Synthesis and characterization of poly(epoxy-imide) crosslinked networks

Poly(epoxy imide)s were prepared by a reaction between a hydroxyl-group-containing soluble copolyimide and commercial epoxy resins at 220°C for 2 h. Poly(epoxy imide) thin films exhibited higher thermal stability and lower dielectric constants than a commercial flip-chip package material (U300). The thermal stabilities of the poly(epoxy imide)s were 1.4-2.0 times higher than that of U300. The thermal stability increased with increasing crosslink density and with decreasing bulky CF₃ groups (which were easily decomposable). The dielectric constants of the poly(epoxy imide)s were 1.1-1.3 times lower than that of U300, and this is highly desirable for the microelectronic packaging industry. The dielectric constant dramatically decreased when bulky CF₃ groups were added and when the functionalities of epoxy resins decreased.
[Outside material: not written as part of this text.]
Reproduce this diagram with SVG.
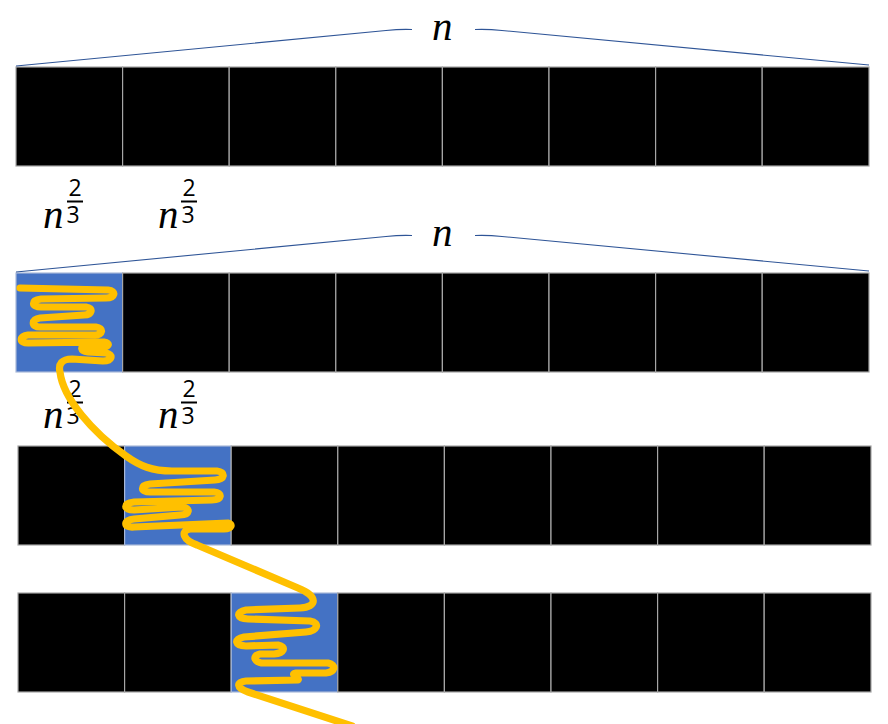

The residual stresses, slopes in the cooling curves, and glass-transition temperatures of the poly(epoxy imide)s were measured with a thin-film stress analyzer. Low residual stresses and slopes in the cooling curves were achieved with a higher crosslink density. However, in the presence of bulky CF₃ groups, the copolyimide backbone structure did not affect the residual stress values.